I’m now completing final revisions on the
Dying Earth Revivification Folio, (In which the Game Master is gifted with an extended and inescapable stratagem, whereby foolishly hesitant players might be cleverly tricked into enjoying the unparalleled sublimities of the Dying Earth Roleplaying Game.) Once again I’ve been blessed by a wealth of superb playtest feedback
Anybody who gives solid feedback can expect some of it to appear as additional text in the finished manuscript-but not all of it. That's why it’s essential to get as much outside playtest feedback as possible-to sift issues unique to one group from those everyone might be expected to face.
Roleplaying experiences go well or poorly based on a myriad of factors, only some of which arise from the rules set or adventure a game group has kindly volunteered to playtest. Our responses to those experiences can also be subjective. We can also,
as mentioned previously, suffer a disconnect between the pure experience itself and our attempts to subject it to later critical analysis. For this reason a purely impressionist account of what happened and how the group felt about it may prove more enlightening than a carefully constructed theoretical argument.
That’s where comparisons between responses become crucial. If half your testers like scenario Y better than scenario X, and the other half reverse that response, you’re probably in good shape.

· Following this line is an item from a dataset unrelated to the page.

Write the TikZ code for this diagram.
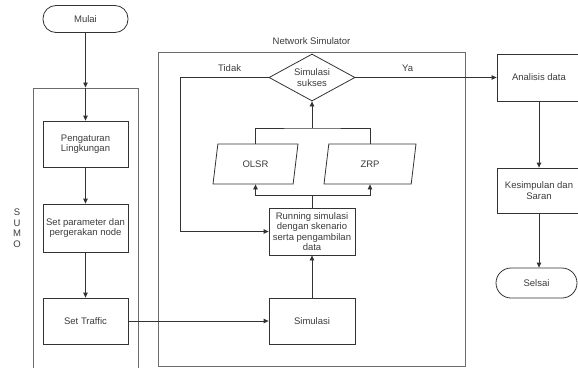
\documentclass[tikz,border=0pt]{standalone}
\usepackage{fontspec}
\setmainfont{Liberation Sans}
\usetikzlibrary{shapes.geometric, arrows.meta}

\begin{document}
\begin{tikzpicture}[x=1pt, y=-1pt, >={Triangle[length=5pt, width=4.5pt]}]
            \definecolor{garis}{rgb}{0.200,0.200,0.200}
            \definecolor{bingkaiw}{rgb}{0.420,0.420,0.420}
            \definecolor{teks}{rgb}{0.230,0.230,0.230}

            \tikzstyle{every node} = [font=\fontsize{9.5}{10.5}\selectfont, text=teks, align=center]
            \tikzstyle{kotak}  = [draw=garis, line width=0.8pt, inner sep=1pt, minimum width=85pt, minimum height=46pt]
            \tikzstyle{ujung}  = [draw=garis, line width=0.8pt, rounded corners=13pt, minimum width=85pt, minimum height=27pt]
            \tikzstyle{bingkai} = [draw=bingkaiw, line width=1pt, inner sep=0pt]
            \tikzstyle{keputusan} = [draw=garis, line width=0.8pt, diamond, aspect=1.83, inner sep=0pt, minimum width=86pt, minimum height=47pt]
            \tikzstyle{dataio} = [draw=garis, line width=0.8pt, trapezium, trapezium left angle=70, trapezium right angle=110, trapezium stretches body, minimum width=85pt, minimum height=40pt]
            \tikzstyle{alur} = [draw=garis, line width=0.8pt]

            \useasboundingbox (0,0) rectangle (578,367);
            \clip (0,0) rectangle (578,367);

            % SUMO
            \node[ujung] (mulai) at (85.5,19) {Mulai};
            \node[bingkai, minimum width=105pt, minimum height=286pt] (sumo) at (85.5,231) {};
            \node (sumolbl) at (17,228) {S\\U\\M\\O};
            \node[kotak] (atur) at (85.5,144) {Pengaturan\\Lingkungan};
            \node[kotak, minimum height=48pt] (param) at (85.5,228) {Set parameter dan\\pergerakan node};
            \node[kotak] (traffic) at (85.5,321) {Set Traffic};

            % Network Simulator
            \node[bingkai, minimum width=307pt, minimum height=314pt] (ns) at (311.5,209) {};
            \node (nslbl) at (311.5,41) {Network Simulator};
            \node[keputusan] (sukses) at (312,77.5) {Simulasi\\sukses};
            \node[dataio] (olsr) at (255.5,164) {OLSR};
            \node[dataio, minimum width=92pt] (zrp) at (370,164) {ZRP};
            \node[kotak, minimum width=86pt, minimum height=47pt, inner sep=0pt] (running) at (312,231.5) {Running simulasi\\dengan skenario\\serta pengambilan\\data};
            \node[kotak, minimum width=86pt] (simulasi) at (312,321) {Simulasi};
            \coordinate (pecah) at (312,195);
            \coordinate (gabung) at (312,128);
            \coordinate (ulang) at (180,231.5);

            % hasil
            \node[kotak, minimum width=84pt, minimum height=47pt] (analisis) at (539,77.5) {Analisis data};
            \node[kotak, minimum width=84pt, minimum height=45pt] (simpulan) at (539,190.5) {Kesimpulan dan\\Saran};
            \node[ujung, minimum width=81pt, minimum height=30pt, rounded corners=15pt] (selsai) at (536.5,283) {Selsai};

            \draw[alur, ->] (mulai) -- (sumo.north);
            \draw[alur, ->] (sumo.north) -- (atur);
            \draw[alur, ->] (atur) -- (param);
            \draw[alur, ->] (param) -- (traffic);
            \draw[alur, ->] (traffic) -- (simulasi);
            \draw[alur, ->] (simulasi) -- (running);
            \draw[alur] (running) -- (pecah);
            \draw[alur, ->] (pecah) -| (olsr);
            \draw[alur, ->] (pecah) -| (zrp);
            \draw[alur] (olsr) |- (gabung) -| (zrp);
            \draw[alur, ->] (gabung) -- (sukses);
            \draw[alur, ->] (sukses.west) -| (ulang) node[pos=0.22, above=2pt] (tidak) {Tidak} -- (running.west);
            \draw[alur, ->] (sukses.east) -- (analisis.west) node[pos=0.37, above=2pt] (ya) {Ya};
            \draw[alur, ->] (analisis) -- (simpulan);
            \draw[alur, ->] (simpulan.south) -- (simpulan.south |- selsai.north);
\end{tikzpicture}
\end{document}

If everyone loves Y and got stuck trying to play X, you may be looking at profound changes to X. Or a subtle tweak that makes everything fall into place; such are the vagaries of RPG design.
I do still sometimes make changes based on the comments of a single group. This happens when I can see others having the same issue, and the fix for it is reasonably easy to perform, without blowing up the word count. As a designer, I always want more words to explain every contingency. As gamers, you don’t want to pay the price in dollars and back strain for an infinitely verbose edition.

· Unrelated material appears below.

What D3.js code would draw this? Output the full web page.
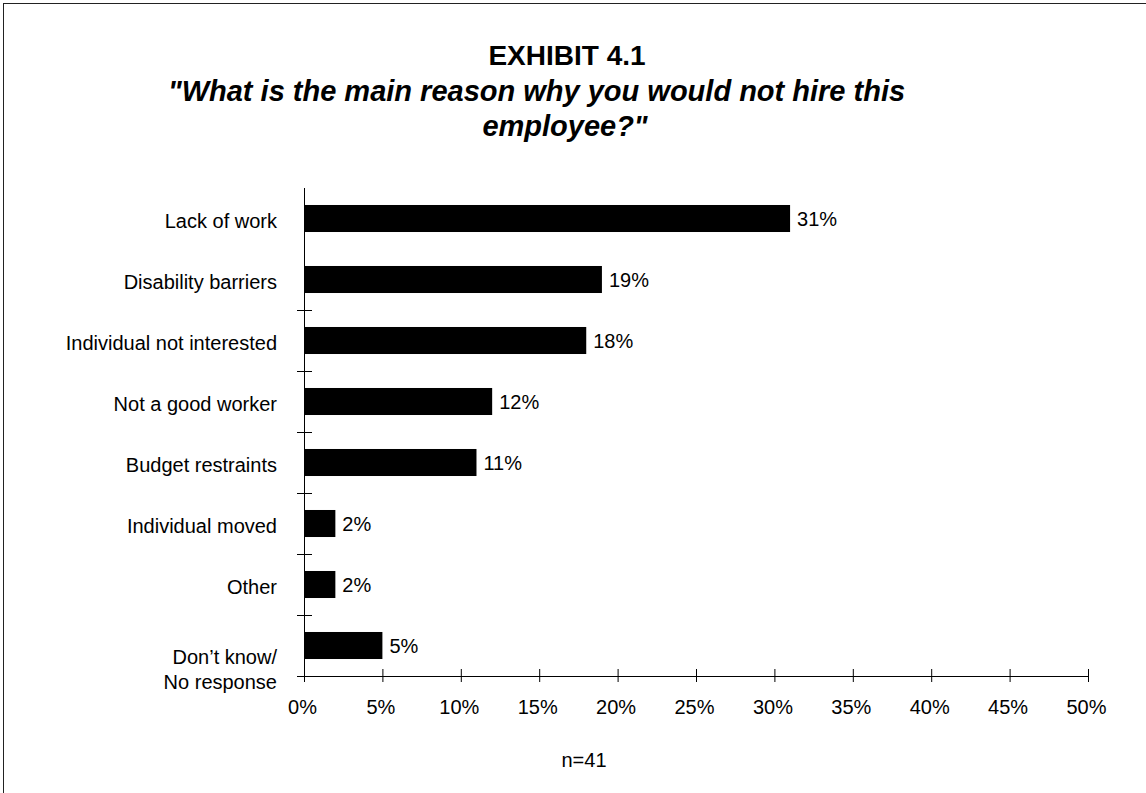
<!DOCTYPE html>
<html>
<head>
<meta charset="utf-8">
<script src="https://cdn.jsdelivr.net/npm/d3@7"></script>
<style>
  html, body { margin: 0; padding: 0; background: #fff; }
  svg { display: block; font-family: "Liberation Sans", Arial, sans-serif; }
</style>
</head>
<body>
<svg id="chart" width="1146" height="793"></svg>
<script>
// ---- data ----
const categories = ["Lack of work", "Disability barriers", "Individual not interested", "Not a good worker",
  "Budget restraints", "Individual moved", "Other", "Don\u2019t know/\nNo response"];
const values = [31, 19, 18, 12, 11, 2, 2, 5];
const xTicks = [0, 5, 10, 15, 20, 25, 30, 35, 40, 45, 50];
const titleLines = ["EXHIBIT 4.1", "\"What is the main reason why you would not hire this", "employee?\""];
const footnote = "n=41";

(function () {
// ---- layout ----
const svg = d3.select("#chart");
const W = 1146, H = 793;
const pLeft = 304, pRight = 1088, pTop = 188, pBottom = 676;
const pad = 0.557;

// frame (only top/left edges visible)
svg.append("rect").attr("x", 3.5).attr("y", 3.5).attr("width", W + 20).attr("height", H + 20)
  .attr("fill", "none").attr("stroke", "#222").attr("stroke-width", 1);

// titles
svg.append("text").attr("x", 567).attr("y", 65).attr("text-anchor", "middle")
  .attr("font-size", 28).attr("font-weight", "bold").text(titleLines[0]);
svg.append("text").attr("x", 536.5).attr("y", 101).attr("text-anchor", "middle")
  .attr("font-size", 29).attr("font-weight", "bold").attr("font-style", "italic").text(titleLines[1]);
svg.append("text").attr("x", 565).attr("y", 136).attr("text-anchor", "middle")
  .attr("font-size", 29).attr("font-weight", "bold").attr("font-style", "italic").text(titleLines[2]);

const x = d3.scaleLinear().domain([0, 50]).range([pLeft, pRight]);
const y = d3.scaleBand().domain(categories).range([pTop, pBottom]).paddingInner(pad).paddingOuter(pad / 2);
const step = y.step();

// bars
svg.append("g").selectAll("rect").data(values).join("rect")
  .attr("x", x(0))
  .attr("y", (d, i) => y(categories[i]))
  .attr("width", d => x(d) - x(0))
  .attr("height", y.bandwidth())
  .attr("fill", "#000");

// value labels
svg.append("g").selectAll("text").data(values).join("text")
  .attr("x", d => x(d) + 7)
  .attr("y", (d, i) => y(categories[i]) + y.bandwidth() / 2 + 7)
  .attr("font-size", 20).attr("fill", "#000")
  .text(d => d + "%");

// x axis
const xAxis = d3.axisBottom(x).tickValues(xTicks).tickFormat(d => d + "%").tickSize(6).tickSizeOuter(0);
const gx = svg.append("g").attr("transform", `translate(0,${pBottom})`).call(xAxis);
gx.select(".domain").attr("stroke", "#000");
gx.selectAll(".tick line").attr("stroke", "#000").attr("y1", -7).attr("y2", 6);
gx.selectAll(".tick text").attr("y", 38).attr("dy", 0).attr("dx", -2)
  .attr("font-size", 20).attr("font-family", "Liberation Sans, Arial, sans-serif").attr("fill", "#000");

// y axis line
svg.append("line").attr("x1", pLeft + 0.5).attr("x2", pLeft + 0.5).attr("y1", pTop).attr("y2", pBottom)
  .attr("stroke", "#000");
// boundary ticks (first boundary between top two categories has none in the original)
const boundaries = categories.slice(2).map(c => y(c) - step * pad / 2).concat([pBottom]);
svg.append("g").selectAll("line").data(boundaries).join("line")
  .attr("x1", pLeft - 7).attr("x2", pLeft + 8)
  .attr("y1", d => Math.round(d) + 0.5).attr("y2", d => Math.round(d) + 0.5)
  .attr("stroke", "#000");

// category labels
const lab = svg.append("g").selectAll("text").data(categories).join("text")
  .attr("text-anchor", "end").attr("font-size", 20).attr("fill", "#000");
lab.each(function (c) {
  const lines = c.split("\n");
  const cy = y(c) + y.bandwidth() / 2;
  const t = d3.select(this);
  if (lines.length === 1) {
    t.append("tspan").attr("x", 277).attr("y", cy + 9.5).text(lines[0]);
  } else {
    lines.forEach((l, k) => t.append("tspan").attr("x", 277).attr("y", cy + 18 + k * 25).text(l));
  }
});

// footnote
svg.append("text").attr("x", 584).attr("y", 767).attr("text-anchor", "middle")
  .attr("font-size", 20).attr("fill", "#000").text(footnote);
})();
</script>
</body>
</html>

When most groups have a problem with something, it needs changing no matter how much work and rewriting is called for. This happened with the first iteration of starship combat in
Ashen Stars. Even then subjectivity rears its head: while a strong majority of players rated the complete overhaul a success, a few missed the old way.
For any new game, you’re going to get at least one group whose experience utterly implodes. Often reading between the lines of a feedback report, you can sense the influence of one or two dominant players who resisted the game from the get-go and unconsciously torpedoed it for everyone. These are less fun than the reports that come in as raves. However, they’re a hair more useful. They show you what text you need to add to manage expectations, to explain the key features of its approach so that those disposed to it can find the game, and those who want something else entirely can stay clear.
On the DERF, one eagle-eyed Vancian (Chris Dalgety, you know who you are) caught me writing a tagline that mentioned the moon. Aficionados of the Dying Earth well know that this celestial body long ago crashed unceremoniously from the sky.
That’s a fun example, which will have to stand in for the many contributions of playtesters past and present. When submitting feedback, your least glamorous or insightful observations may make the most difference in ensuring a quality product. Telling me what confused you is enormously helpful. The spotting of simple errors-the kind that blare out at the publisher and designer the moment they first flip through the published pages-may be the greatest service a test group can render.